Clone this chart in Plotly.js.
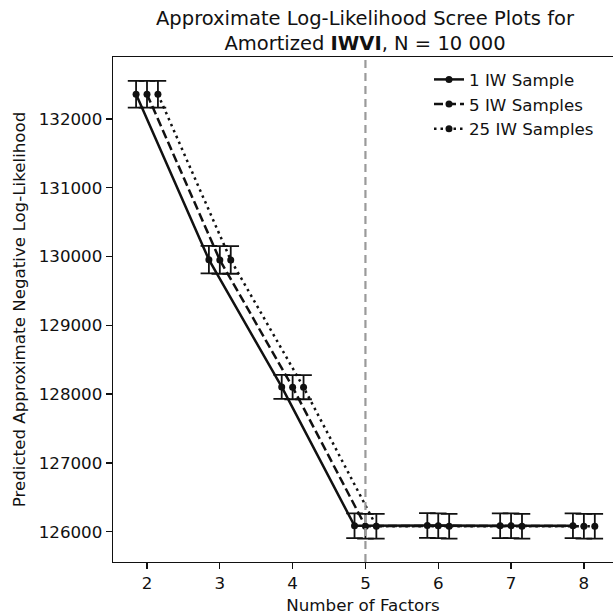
<!DOCTYPE html>
<html>
<head>
<meta charset="utf-8">
<script src="https://cdn.plot.ly/plotly-3.0.1.min.js"></script>
<style>html,body{margin:0;padding:0;background:#fff;}#chart{width:613px;height:615px;}</style>
</head>
<body>
<div id="chart"></div>
<script>
// ---- data ----
const factors = [2, 3, 4, 5, 6, 7, 8];
const seriesNames = ['1 IW Sample', '5 IW Samples', '25 IW Samples'];
const nll1  = [132360, 129955, 128105, 126085, 126090, 126085, 126085];
const nll5  = [132360, 129950, 128100, 126080, 126085, 126085, 126080];
const nll25 = [132360, 129950, 128100, 126080, 126080, 126080, 126080];
const err1  = [195, 200, 175, 180, 180, 180, 180];
const err5  = [195, 200, 175, 180, 180, 180, 180];
const err25 = [195, 200, 175, 180, 180, 180, 180];
const chosenFactors = 5;
const yTicks = [126000, 127000, 128000, 129000, 130000, 131000, 132000];

// ---- styles ----
const offsets = [-0.15, 0, 0.15];
const dashes = ['solid', '9px,4px', '2.5px,4px'];
const values = [nll1, nll5, nll25];
const errs = [err1, err5, err25];
const FONT = 'DejaVu Sans, sans-serif';
const INK = '#111111';

const traces = seriesNames.map((name, i) => ({
  type: 'scatter',
  mode: 'lines+markers',
  name: name,
  legendgroup: 'g' + i,
  x: factors.map(f => f + offsets[i]),
  y: values[i],
  line: {color: INK, width: 2.5, dash: dashes[i]},
  marker: {color: INK, size: 7},
  error_y: {type: 'data', array: errs[i], visible: true, color: INK, thickness: 1.8, width: 8.3}
}));

const layout = {
  width: 613, height: 615,
  margin: {l: 113, r: 0, t: 57, b: 53},
  paper_bgcolor: '#fff', plot_bgcolor: '#fff',
  font: {family: FONT, color: INK, size: 16.7},
  title: {
    text: 'Approximate Log-Likelihood Scree Plots for<br>Amortized <b>IWVI</b>, N = 10 000',
    font: {family: FONT, size: 19.5, color: INK},
    x: 0.504, xanchor: 'center', xref: 'paper',
    yref: 'paper', y: 1, yanchor: 'bottom',
    pad: {b: 32}
  },
  xaxis: {
    range: [1.533, 8.4],
    tickvals: factors,
    ticks: 'outside', ticklen: 6, tickwidth: 1.3, tickcolor: INK,
    showline: true, linecolor: INK, linewidth: 1.3, mirror: true,
    showgrid: false, zeroline: false,
    tickfont: {family: FONT, size: 16.7, color: INK},
    title: {text: 'Number of Factors', font: {family: FONT, size: 16.7, color: INK}, standoff: 8}
  },
  yaxis: {
    range: [125559, 132901],
    tickvals: yTicks,
    tickformat: 'd',
    ticks: 'outside', ticklen: 6, tickwidth: 1.3, tickcolor: INK,
    showline: true, linecolor: INK, linewidth: 1.3, mirror: false,
    showgrid: false, zeroline: false,
    tickfont: {family: FONT, size: 16.7, color: INK},
    title: {text: 'Predicted Approximate Negative Log-Likelihood', font: {family: FONT, size: 16.7, color: INK}, standoff: 8}
  },
  legend: {
    x: 0.632, y: 0.99, xanchor: 'left', yanchor: 'top',
    bgcolor: 'rgba(0,0,0,0)', borderwidth: 0,
    font: {family: FONT, size: 16.7, color: INK},
    traceorder: 'grouped', tracegroupgap: 0
  },
  shapes: [{
    type: 'line', xref: 'x', yref: 'paper',
    x0: chosenFactors, x1: chosenFactors, y0: 0, y1: 1,
    line: {color: '#9a9a9a', width: 2.2, dash: '8px,5px'}
  }],
  showlegend: true
};

Plotly.newPlot('chart', traces, layout, {displayModeBar: false, staticPlot: true});
</script>
</body>
</html>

##############################

_What needs to be done_
Count the lines that hold the string "chart", and reply with that number alone.

_Exercise output_
4